Mechanicville City Historian

                Heritage tourists on their way to visit the Saratoga National Battlefield often pay their respects to the first Union Army officer killed in the Civil War by visiting his gravesite in Mechanicville’s Hudson View Cemetery. Many people are familiar with the story of young Colonel Elmer E. Ellsworth, law clerk and confidante of Abraham Lincoln, who had gained recognition in the late 1850s as organizer of the famous Zouave military drill teams. His “martyrdom” on May 24, 1861, in Alexandria,Virginia, galvanized Northern opinion in support of Lincoln’s response to secession, while portending that future events might exact a terrible toll in human life. The eagle-crested monument marking the Colonel’s grave, erected through the efforts of his beloved Zouaves, and the New York State Legislature, insures that his sacrifice will not soon be forgotten.

 

                However, few visitors to Hudson View are aware that the larger monument standing to the right of that of the heroic Colonel marks the burial place of another local figure whose fame and influence far surpassed that of Ellsworth for decades following the Civil War.

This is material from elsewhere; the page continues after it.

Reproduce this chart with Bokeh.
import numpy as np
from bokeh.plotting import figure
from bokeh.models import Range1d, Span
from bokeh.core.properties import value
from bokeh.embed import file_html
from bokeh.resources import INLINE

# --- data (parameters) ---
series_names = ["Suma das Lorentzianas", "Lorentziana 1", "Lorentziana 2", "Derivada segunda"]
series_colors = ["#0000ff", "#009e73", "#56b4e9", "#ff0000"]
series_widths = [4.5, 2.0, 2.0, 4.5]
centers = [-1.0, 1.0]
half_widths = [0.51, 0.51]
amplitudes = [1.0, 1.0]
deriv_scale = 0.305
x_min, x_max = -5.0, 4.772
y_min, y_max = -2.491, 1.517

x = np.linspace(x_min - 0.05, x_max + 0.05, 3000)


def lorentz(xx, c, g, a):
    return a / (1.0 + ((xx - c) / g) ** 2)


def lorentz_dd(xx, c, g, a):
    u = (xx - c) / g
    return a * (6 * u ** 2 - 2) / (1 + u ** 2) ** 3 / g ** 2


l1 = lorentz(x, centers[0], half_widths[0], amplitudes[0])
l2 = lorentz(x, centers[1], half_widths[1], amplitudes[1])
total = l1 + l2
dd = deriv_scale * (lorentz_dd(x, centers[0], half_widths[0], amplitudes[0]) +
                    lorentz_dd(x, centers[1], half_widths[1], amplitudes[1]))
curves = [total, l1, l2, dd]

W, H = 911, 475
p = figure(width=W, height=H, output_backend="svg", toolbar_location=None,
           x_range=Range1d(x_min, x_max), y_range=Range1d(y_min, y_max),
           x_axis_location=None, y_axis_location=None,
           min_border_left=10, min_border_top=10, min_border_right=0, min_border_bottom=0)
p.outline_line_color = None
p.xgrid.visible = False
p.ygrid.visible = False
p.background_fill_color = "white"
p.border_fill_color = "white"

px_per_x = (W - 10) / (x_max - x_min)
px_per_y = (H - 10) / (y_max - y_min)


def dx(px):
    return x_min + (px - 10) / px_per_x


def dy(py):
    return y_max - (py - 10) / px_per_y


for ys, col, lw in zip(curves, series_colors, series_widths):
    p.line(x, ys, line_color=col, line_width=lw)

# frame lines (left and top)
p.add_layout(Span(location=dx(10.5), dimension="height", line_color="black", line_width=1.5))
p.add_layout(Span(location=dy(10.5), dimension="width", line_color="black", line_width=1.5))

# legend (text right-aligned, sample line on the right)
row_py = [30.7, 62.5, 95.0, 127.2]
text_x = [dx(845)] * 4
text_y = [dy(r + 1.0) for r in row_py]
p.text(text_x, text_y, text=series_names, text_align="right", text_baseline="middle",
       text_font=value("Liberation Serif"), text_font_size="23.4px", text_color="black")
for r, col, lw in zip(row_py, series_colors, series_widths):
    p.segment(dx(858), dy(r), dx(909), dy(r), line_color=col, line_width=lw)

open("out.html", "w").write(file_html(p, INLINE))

Prior to his appointment as Chaplain of the United States Senate in the 1870s, Reverend John P. Newman had gained the attention of politicians and the public alike through his efforts to re-establish Southern Methodist congregations, re-open schools and establish colleges, and head relief efforts on behalf of freed slaves in the devastated South following the Civil War. A frequent visitor to the White House during Ulysses S. Grant’s two-term presidency, Newman [who later became a Bishop] baptized Grant’s daughter, and is credited with reviving the General’s lapsed Christianity. Known to the public as “Grant’s pastor,” he delivered the funeral sermon when the former president  passed away in 1885 at his summer retreat at Mount McGregor. Bishop Newman and his wife, a former Mechanicville resident, summered in nearby Saratoga and socialized with the Grants regularly. He also maintained a long-time friendship with William McKinley whom he had met when the future President was a young law student in Albany. Newman vigorously campaigned for the Republican candidate in 1896, to the consternation of Democratic members of his flock. President McKinley, in turn, paid his respects to his clerical supporter by attending services whenever the Bishop preached from pulpits in the nation’s capital.

 

 Mrs. U.S. Grant and her daughter-in-law were with the Newman family at the family summer home in Saratoga when the Bishop passed away on July 5.1899. They were among the large group of prominent citizens who attended his gravesite rites at Hudson View Cemetery a few days later. This local cleric had been in the public eye for almost four decades, his much sought-after opinions on topics political, profane, and sacred often cited on the front page of the New York Times. Now, a century after his passing, few if any remember the Methodist clergyman, while Colonel Ellsworth’s fame has been far more long-lived. What comment this makes about the advantage enjoyed by military heroism over the practice of “heroic virtue” in earning enduring fame is a judgement best left to the reader to decide. In either case, two “small-town” men whose exploits had made them household names in the late 19th century lie side by side on a quiet hill overlooking the Hudson River in Mechanicville. 

 

[The above article was written for regional tech journal that features brief historical pieces about communities in “Tech Valley” in upstate New York.]